WHAT YOU SHOULD DO:
Exactly as written, write out the lines below from the first to the one containing "const hikeIndex = 25;", inclusive. Pictures do not belong in the copy.

RECORDS TO USE:
=-=-=

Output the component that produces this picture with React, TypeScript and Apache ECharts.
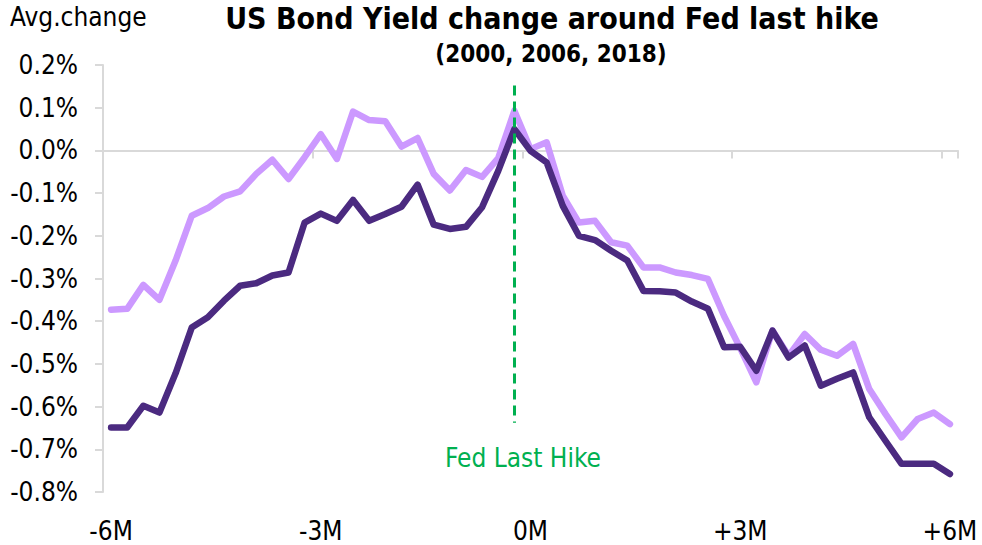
import React, { useEffect, useRef } from "react";
import * as echarts from "echarts";

// Weekly observations around the Fed's last hike (53 weeks, -6M .. +6M)
const monthLabels = ["-6M", "-3M", "0M", "+3M", "+6M"];
const weeksPerLabel = 13;
const hikeIndex = 25;

// Average change in yield, % points
const lightSeries = [
  -0.373, -0.371, -0.315, -0.35, -0.258, -0.153, -0.135, -0.108, -0.096, -0.055,
  -0.022, -0.067, -0.016, 0.038, -0.02, 0.091, 0.071, 0.068, 0.009, 0.029,
  -0.055, -0.094, -0.046, -0.062, -0.018, 0.093, 0.003, 0.019, -0.106, -0.169,
  -0.165, -0.215, -0.223, -0.274, -0.274, -0.286, -0.292, -0.301, -0.388, -0.463,
  -0.543, -0.422, -0.481, -0.43, -0.467, -0.481, -0.453, -0.559, -0.617, -0.672,
  -0.629, -0.614, -0.641,
];
const darkSeries = [
  -0.649, -0.649, -0.598, -0.614, -0.522, -0.415, -0.391, -0.352, -0.317, -0.311,
  -0.293, -0.286, -0.169, -0.148, -0.165, -0.116, -0.165, -0.149, -0.132, -0.08,
  -0.174, -0.184, -0.179, -0.133, -0.048, 0.05, -0.001, -0.028, -0.13, -0.2,
  -0.21, -0.235, -0.258, -0.329, -0.33, -0.333, -0.354, -0.371, -0.461, -0.46,
  -0.516, -0.422, -0.485, -0.457, -0.551, -0.535, -0.52, -0.625, -0.68, -0.734,
  -0.734, -0.734, -0.758,
];
const yMin = -0.8;
const yMax = 0.2;
const yStep = 0.1;
const hikeLineTop = 0.152;
const hikeLineBottom = -0.638;

const categories = lightSeries.map((_, i) =>
  i % weeksPerLabel === 0 ? monthLabels[i / weeksPerLabel] : ""
);

const FONT = "'DejaVu Sans Condensed', 'DejaVu Sans', sans-serif";
const AXIS_GREY = "#d9d9d9";

export default function App() {
  const ref = useRef<HTMLDivElement>(null);
  useEffect(() => {
    if (!ref.current) return;
    const chart = echarts.init(ref.current, undefined, { renderer: "svg" });
    chart.setOption({
      animation: false,
      backgroundColor: "#ffffff",
      textStyle: { fontFamily: FONT },
      grid: { left: 103, right: 24, top: 65, bottom: 53, containLabel: false },
      xAxis: [
        {
          type: "category",
          data: categories,
          position: "bottom",
          axisLine: { show: false, onZero: false },
          axisTick: { show: false },
          splitLine: { show: false },
          axisLabel: {
            interval: weeksPerLabel - 1,
            fontSize: 26,
            color: "#000",
            fontFamily: FONT,
            margin: 26,
          },
        },
        {
          type: "category",
          data: categories,
          position: "bottom",
          axisLine: { show: true, onZero: true, lineStyle: { color: AXIS_GREY, width: 2 } },
          axisTick: {
            show: true,
            interval: weeksPerLabel - 1,
            length: 8,
            lineStyle: { color: AXIS_GREY, width: 2 },
          },
          axisLabel: { show: false },
          splitLine: { show: false },
        },
      ],
      yAxis: {
        type: "value",
        min: yMin,
        max: yMax,
        interval: yStep,
        axisLine: { show: true, onZero: false, lineStyle: { color: AXIS_GREY, width: 2 } },
        axisTick: { show: true, length: 8, lineStyle: { color: AXIS_GREY, width: 2 } },
        splitLine: { show: false },
        axisLabel: {
          fontSize: 26,
          color: "#000",
          fontFamily: FONT,
          margin: 25,
          formatter: (v: number) => v.toFixed(1) + "%",
        },
      },
      series: [
        {
          type: "line",
          data: lightSeries,
          symbol: "none",
          lineStyle: { color: "#cc99ff", width: 6.5, cap: "round", join: "round" },
          silent: true,
        },
        {
          type: "line",
          data: darkSeries,
          symbol: "none",
          lineStyle: { color: "#4b2a80", width: 6.5, cap: "round", join: "round" },
          silent: true,
          markLine: {
            silent: true,
            symbol: "none",
            label: { show: false },
            lineStyle: { color: "#00b050", width: 3, type: [10, 6] },
            data: [[{ coord: [hikeIndex, hikeLineTop] }, { coord: [hikeIndex, hikeLineBottom] }]],
          },
        },
      ],
      graphic: [
        {
          type: "text",
          left: 10,
          top: 4,
          style: { text: "Avg.change", fontSize: 26, fontFamily: FONT, fill: "#000" },
        },
        {
          type: "text",
          x: 552,
          y: 3,
          style: {
            text: "US Bond Yield change around Fed last hike",
            fontSize: 30,
            fontWeight: "bold",
            fontFamily: FONT,
            fill: "#000",
            align: "center",
            verticalAlign: "top",
          },
        },
        {
          type: "text",
          x: 551,
          y: 42,
          style: {
            text: "(2000, 2006, 2018)",
            fontSize: 24,
            fontWeight: "bold",
            fontFamily: FONT,
            fill: "#000",
            align: "center",
            verticalAlign: "top",
          },
        },
        {
          type: "text",
          x: 523,
          y: 445,
          style: {
            text: "Fed Last Hike",
            fontSize: 26,
            fontFamily: FONT,
            fill: "#00b050",
            align: "center",
            verticalAlign: "top",
          },
        },
      ],
    });
    return () => chart.dispose();
  }, []);
  return (
    <div
      ref={ref}
      style={{ position: "absolute", left: 0, top: 0, width: 982, height: 545 }}
    />
  );
}
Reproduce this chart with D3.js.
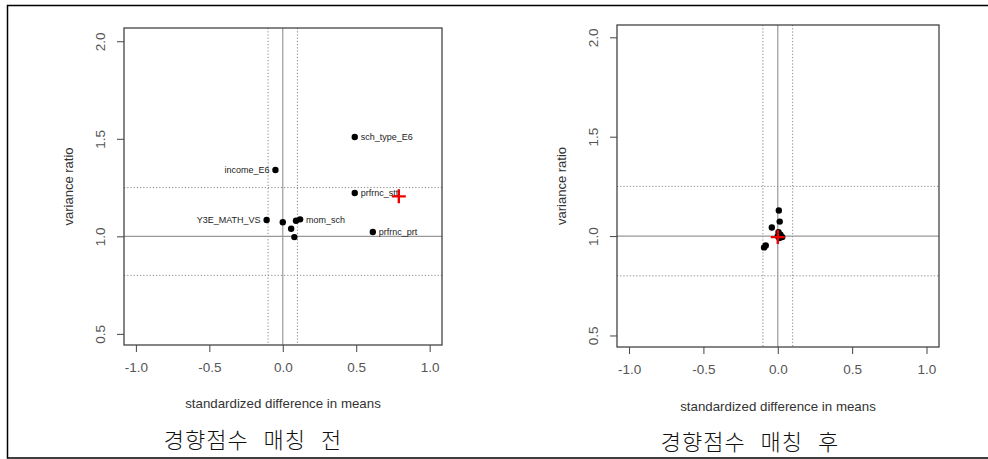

=-=-=

THE COMPLETED TASK:
Output the component that produces this picture with React, TypeScript and Apache ECharts.
import React, { useEffect, useRef } from "react";
import * as echarts from "echarts";

// Weekly observations around the Fed's last hike (53 weeks, -6M .. +6M)
const monthLabels = ["-6M", "-3M", "0M", "+3M", "+6M"];
const weeksPerLabel = 13;
const hikeIndex = 25;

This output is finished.